In spite of numerous developmental benefits, attention accorded it in Lagos could be better. Though birth registration should be free, millions of Nigerians continue to pay to register the births of their children.
This trend continues to discourage families and consequently deny children their rights to be counted as a bonafide citizen.
DAILY INDEPENDENT investigations show that parents pay up to N5000 in some centres depending on the age of the child. For instance, for children under one month, parents pay N1, 000, while for children above a year, the cost is between N1000 and N5, 000.
Analysts view such illegal fees to be indirectly contributing to denial of children identity, and many will be trafficked because their birth is not recognised.
The latest data from RapidSMS.org, a global birth registration platform shows that no fewer than 1,436,986 (31 per cent) of under-five children in Lagos are not registered at birth.
Collaborating this situation in Lagos, the Head of Department, Vital Registration, Department National Population Commission, NPoPC Lagos State, Mr. Nwannukwu Ikechukwu, attributed the low birth registration rate in the State to many challenges including, lack of suitable offices for comptrollers and registrars; the unhealthy rivalry between Lagos state council staff and NPoPC registrars, touting of birth and death certificate among others. Streamlining the challenges into internal and external institutional challenges faced by Lagos NPoPC officials in the registration of births, Nwannukwu explained that there are too few registrar’s covering very long kilometres.
This, he said includes operation of two parallel and competing systems of birth registration as well as slow digitalisation process among others.
Clarifying on external challenges, he said that millions of especially under-5 children encountering the formal health system to receive vaccines within five years of age are unregistered, due to inadequate birth registrars.
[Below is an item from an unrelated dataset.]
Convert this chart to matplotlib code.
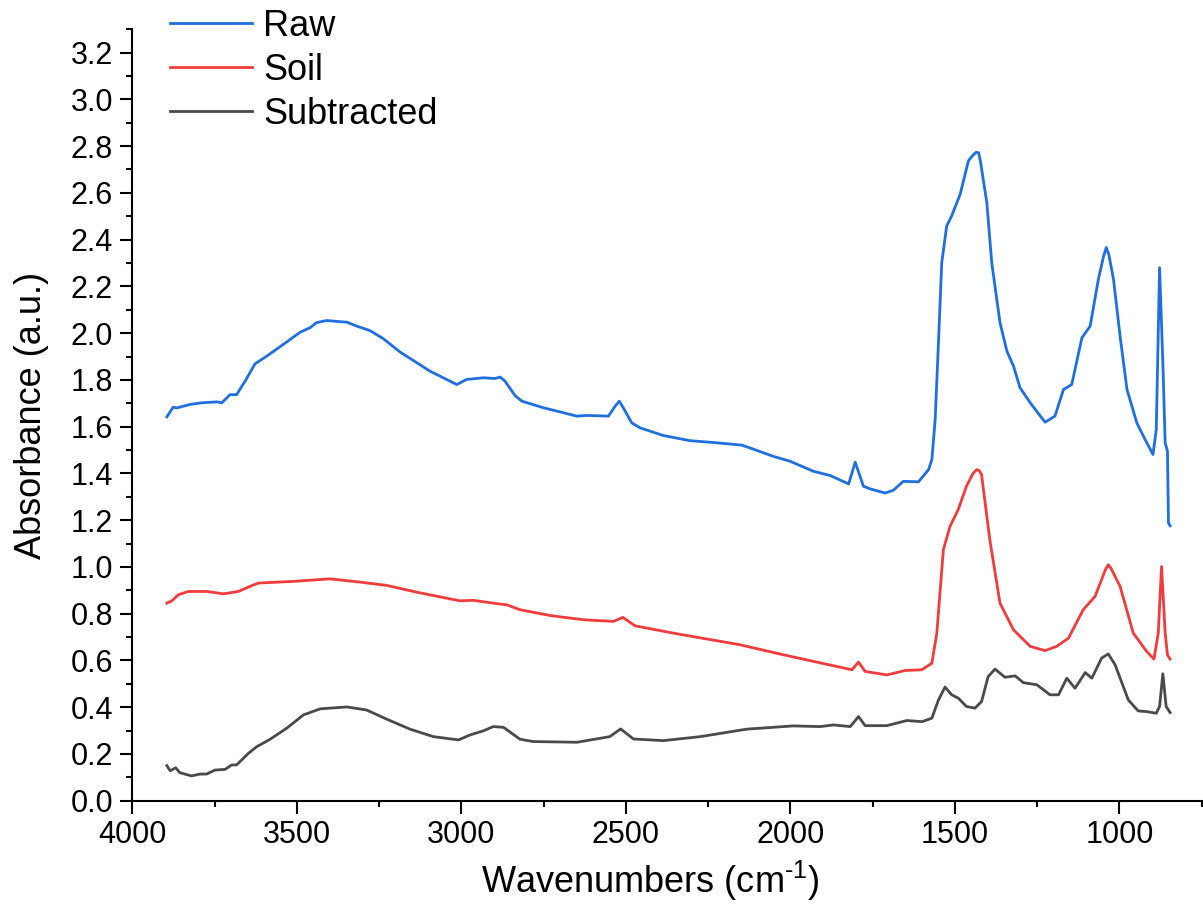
import numpy as np
from matplotlib import pyplot as plt
from matplotlib.ticker import MultipleLocator, FormatStrFormatter

plt.rcParams["font.family"] = ["Liberation Sans", "DejaVu Sans"]
plt.rcParams["mathtext.fontset"] = "custom"
plt.rcParams["mathtext.rm"] = "Liberation Sans"

# raw spectrum
raw_wn = [3895, 3876, 3865, 3825, 3789, 3743, 3728, 3703, 3683, 3655, 3627, 3591, 3541,
          3490, 3460, 3440, 3409, 3369, 3348, 3318, 3278, 3237, 3186, 3146, 3095,
          3055, 3014, 2984, 2933, 2898, 2882, 2867, 2837, 2816, 2751, 2649, 2619,
          2553, 2533, 2520, 2508, 2482, 2457, 2386, 2305, 2224, 2148, 2123, 2052,
          2001, 1930, 1879, 1823, 1803, 1778, 1758, 1712, 1687, 1657, 1611, 1580,
          1570, 1560, 1550, 1540, 1525, 1510, 1484, 1459, 1446, 1436, 1428, 1423, 1403, 1388,
          1363, 1342, 1322, 1302, 1271, 1226, 1196, 1170, 1145, 1114, 1089, 1064,
          1048, 1040, 1032, 1018, 998, 977, 947, 922, 898, 888, 878, 868, 861, 854, 851, 846]
raw_abs = [1.642, 1.683, 1.680, 1.695, 1.702, 1.706, 1.702, 1.737, 1.737, 1.800, 1.869, 1.902, 1.952,
           2.004, 2.023, 2.045, 2.054, 2.049, 2.047, 2.030, 2.011, 1.976, 1.919, 1.883, 1.837,
           1.809, 1.780, 1.802, 1.809, 1.806, 1.812, 1.794, 1.733, 1.709, 1.681, 1.645, 1.648,
           1.645, 1.687, 1.709, 1.681, 1.616, 1.595, 1.562, 1.540, 1.531, 1.521, 1.509, 1.473,
           1.452, 1.409, 1.391, 1.355, 1.448, 1.345, 1.334, 1.316, 1.328, 1.366, 1.364, 1.416,
           1.459, 1.630, 1.959, 2.301, 2.458, 2.501, 2.594, 2.737, 2.760, 2.773, 2.772, 2.740, 2.558, 2.301,
           2.045, 1.923, 1.859, 1.766, 1.702, 1.619, 1.645, 1.759, 1.780, 1.980, 2.030, 2.230,
           2.330, 2.366, 2.335, 2.230, 1.987, 1.759, 1.616, 1.545, 1.481, 1.588, 2.280, 1.873, 1.531, 1.495, 1.188, 1.176]

# soil spectrum
soil_wn = [3895, 3880, 3860, 3830, 3774, 3723, 3678, 3642, 3617, 3511, 3399, 3308,
           3227, 3136, 3005, 2964, 2882, 2862, 2822, 2730, 2629, 2538, 2509, 2472,
           2345, 2153, 2021, 1813, 1793, 1773, 1707, 1651, 1601, 1570, 1555, 1535,
           1515, 1490, 1465, 1445, 1434, 1426, 1419, 1394, 1363, 1322, 1271, 1226, 1191, 1155,
           1110, 1074, 1042, 1034, 1026, 998, 958, 917, 895, 882, 872, 861, 854, 846]
soil_abs = [0.845, 0.855, 0.881, 0.895, 0.895, 0.885, 0.895, 0.917, 0.931, 0.938, 0.949, 0.935,
            0.921, 0.892, 0.855, 0.857, 0.841, 0.838, 0.817, 0.792, 0.774, 0.767, 0.784, 0.748,
            0.714, 0.667, 0.624, 0.560, 0.593, 0.553, 0.538, 0.557, 0.560, 0.588, 0.717, 1.074,
            1.173, 1.245, 1.345, 1.400, 1.416, 1.412, 1.395, 1.117, 0.845, 0.731, 0.660, 0.642, 0.660, 0.695,
            0.817, 0.874, 0.990, 1.009, 0.995, 0.917, 0.717, 0.638, 0.606, 0.717, 1.002, 0.717, 0.624, 0.606]

# subtracted spectrum
sub_wn = [3895, 3885, 3868, 3856, 3820, 3794, 3774, 3749, 3718, 3698, 3683, 3647,
          3622, 3581, 3531, 3480, 3429, 3348, 3288, 3227, 3156, 3085, 3009, 2974,
          2933, 2903, 2872, 2822, 2782, 2649, 2549, 2516, 2477, 2386, 2274, 2133,
          1991, 1910, 1869, 1818, 1793, 1773, 1707, 1646, 1600, 1570, 1550, 1530,
          1510, 1490, 1465, 1439, 1419, 1399, 1378, 1348, 1317, 1292, 1251, 1211,
          1185, 1160, 1135, 1104, 1084, 1054, 1034, 1013, 973, 943, 917, 888,
          878, 868, 858, 846]
sub_abs = [0.150, 0.128, 0.141, 0.120, 0.106, 0.114, 0.114, 0.131, 0.134, 0.153, 0.153, 0.203,
           0.231, 0.263, 0.310, 0.367, 0.393, 0.401, 0.388, 0.349, 0.306, 0.274, 0.260, 0.281,
           0.299, 0.317, 0.314, 0.263, 0.253, 0.250, 0.274, 0.307, 0.264, 0.257, 0.274, 0.306,
           0.320, 0.317, 0.324, 0.317, 0.360, 0.321, 0.321, 0.343, 0.338, 0.353, 0.431, 0.486,
           0.453, 0.439, 0.403, 0.396, 0.424, 0.531, 0.563, 0.528, 0.534, 0.505, 0.496, 0.453,
           0.453, 0.524, 0.481, 0.548, 0.524, 0.610, 0.628, 0.581, 0.431, 0.384, 0.381, 0.374,
           0.403, 0.543, 0.403, 0.377]

fig = plt.figure(figsize=(12.03, 9.13), dpi=100)
ax = fig.add_axes([0.110, 0.123, 0.890, 0.845])

ax.plot(raw_wn, raw_abs, color="#1f6fe0", lw=2, label="Raw")
ax.plot(soil_wn, soil_abs, color="#f03c3c", lw=2, label="Soil")
ax.plot(sub_wn, sub_abs, color="#4a4a4a", lw=2, label="Subtracted")

ax.set_xlim(4000, 746)
ax.set_ylim(0, 3.3)
ax.xaxis.set_major_locator(MultipleLocator(500))
ax.xaxis.set_minor_locator(MultipleLocator(250))
ax.yaxis.set_major_locator(MultipleLocator(0.2))
ax.yaxis.set_minor_locator(MultipleLocator(0.1))
ax.yaxis.set_major_formatter(FormatStrFormatter("%.1f"))

for s in ["top", "right"]:
    ax.spines[s].set_visible(False)
for s in ["left", "bottom"]:
    ax.spines[s].set_linewidth(1.5)
ax.tick_params(which="major", direction="out", length=9, width=1.5, labelsize=22, pad=5)
ax.tick_params(which="minor", direction="out", length=4.5, width=1.5)

ax.set_xlabel("Wavenumbers (cm$^{\\text{-1}}$)", fontsize=26, labelpad=12)
ax.xaxis.set_label_coords(0.484, -0.075)
ax.set_ylabel("Absorbance (a.u.)", fontsize=26, labelpad=15)

ax.legend(loc="upper left", bbox_to_anchor=(170 / 1203, 1 - 9 / 913), bbox_transform=fig.transFigure,
          frameon=False, fontsize=26, borderpad=0, borderaxespad=0, handlelength=2.28,
          handletextpad=0.3, labelspacing=0.25)

plt.savefig("out.png")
Other challenges are; “Lack of public awareness on importance of birth registration, ingrained social and cultural beliefs that perpetuates non-registering births and deaths of children, education actors do not appreciate or see the birth certificate as a prerequisite for monitoring enrolment and dropout rates.
This is partly because the Nigerian Immigration Service does not make birth certificates from NpopC mandatory for issuing a passport to children, among others.
However, he revealed that NPoPC is stepping up efforts to register one million children before the end of December 2019.
With a total of 231,584 registrations comprising 117,586 boys and 113,998  girls, Lagos had the second highest number of birth registrations in the country in 2018 after Borno State.
The Lagos State 2019 report shows that the worst-performing Local Government Areas (LGAs) are Epe with 28,817 registrations, Lagos Island 28,579 registrations, and Ibeju- Lekki with 18,346 registrations.
In 2018, the worst-performing LGAs were Ajeromi/Ifelodun with 34 per cent, Lagos Mainland with 36 per cent and Mushin with 41 per cent birth registrations.
“When a child is not registered, there is no official record of his/her full names and that child will not have access to basic services,” the Head of Department, Vital Registration, NPoPC Lagos State said.
He said to scale up the number of registered births in Lagos, the Commission plans to create an additional 26 centres across the state.
Nwannukwu enjoined the government to employ more adhoc registrars, to enable the commission to cover more areas, especially in hard to reach communities within the state.
Provisions in the current legislation for birth registration make it mandatory for all births to be registered. The Federal Government’s decree No. 69 of 1992 on vital registration states that registration shall be carried out free of charge, within a period of 60 days from the date of birth. There is obvious need to secure the need of every Nigerian child by investing in processes of birth registration as well as ensuring smooth coordination between birth registration centres and health facilities.